The Brexit talks have entered a critical phase with UK and EU negotiators currently determining whether they can enter the “tunnel” – the final, critical phase of high-level negotiations, which is conducted in absolute secrecy.
Both sides are hoping to reach a final agreement prior to the EU council in the middle of October, for a deal that would spell out what the UK’s trading relationship with the 27 country bloc would be when the transition period concludes at the end of the year.
Sir John Scarlett, a former boss of MI6, said data sharing between the UK and the EU and its member states had grown significantly in recent years and that it was critical in tackling terrorism and drug trafficking.
The former spy chief said that “after the attacks in the Bataclan in Paris in 2015” intelligence sharing about the attackers and their ringleader were critical to investigators scrambling to piece together information about the planning of the attack.
Investigators in both the UK and across Europe needed to track “personal movements, crossing frontiers, knowing where people are at any one time,” and “financial movements at the same time,” Scarlett added.

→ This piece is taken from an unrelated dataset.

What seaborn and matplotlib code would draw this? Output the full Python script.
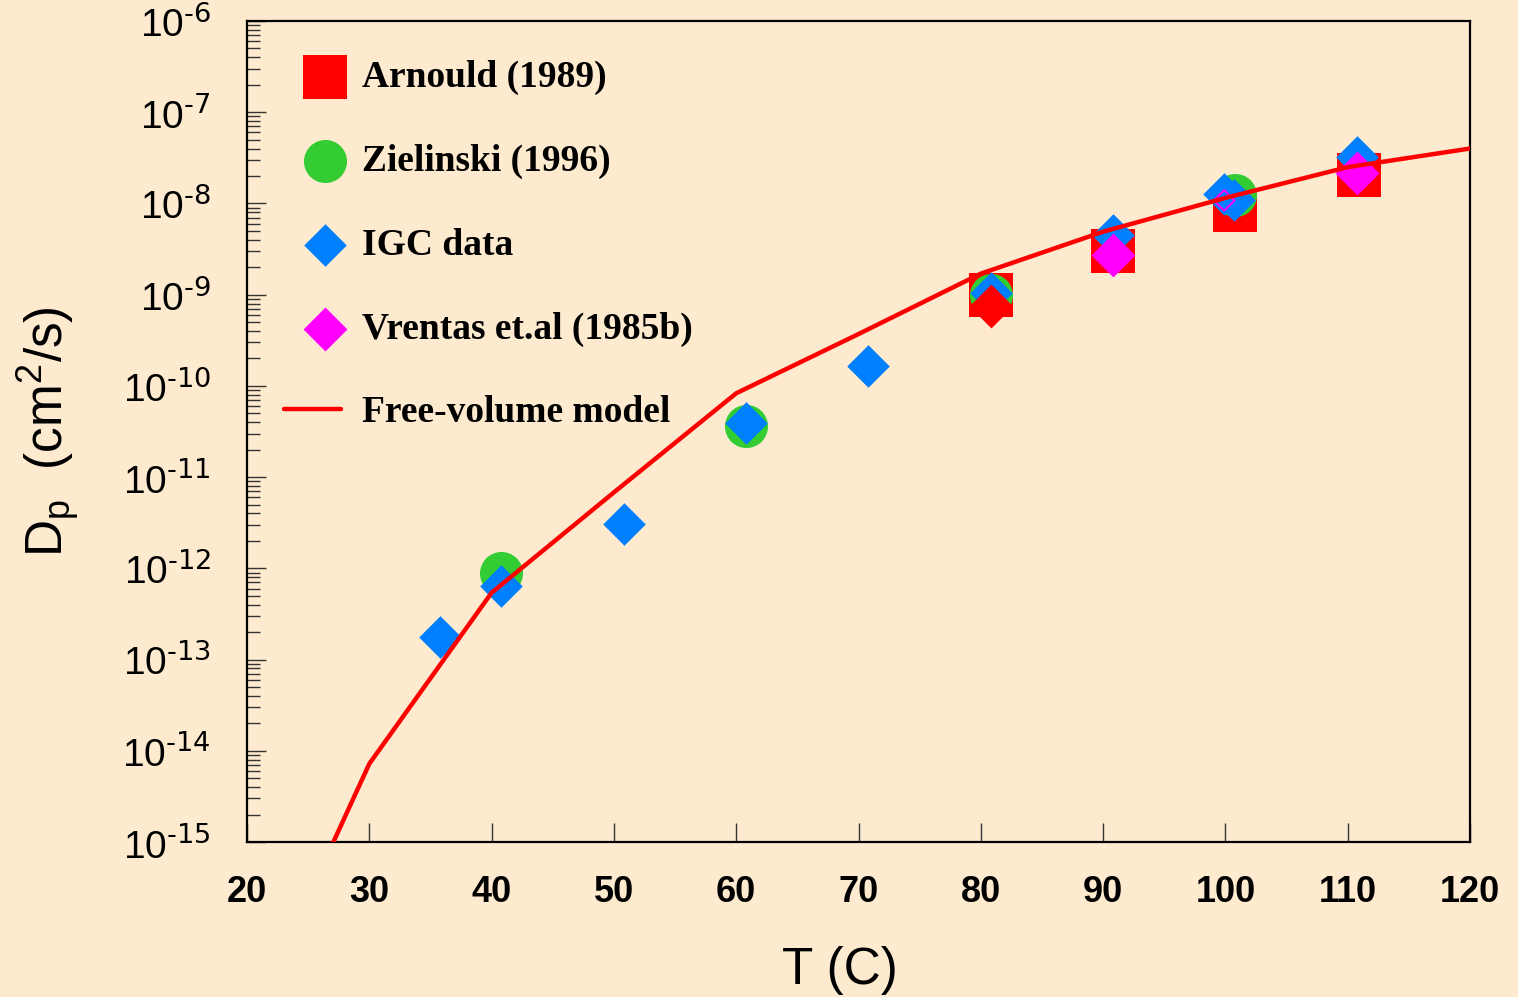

“The jihadist extremist threat is absolutely definitely still there,” Scarlett said. “Last year in the EU there were 21 terrorist related attacks of which three succeeded”. One was the knife attack at Fishmonger’s Hall in London Bridge, where two people who had been attending a conference on prison rehabilitation were killed.
Britain would also have failed to have negotiated a replacement for the European arrest warrant in the event of a no deal, Scarlett warned. “Operationally, it really matters … the ability to arrest serious criminal suspects in the UK, or elsewhere across the EU,” the MI6 boss said.
King said that he thought the prospects for a security deal – not generally thought to be a topic of controversy – were inextricably bound up with the overall negotiations, where there are sticking points about state aid and checks on goods between Great Britain and Northern Ireland. “This is not an area where they [the EU] are envisaging separate arrangements,” King said.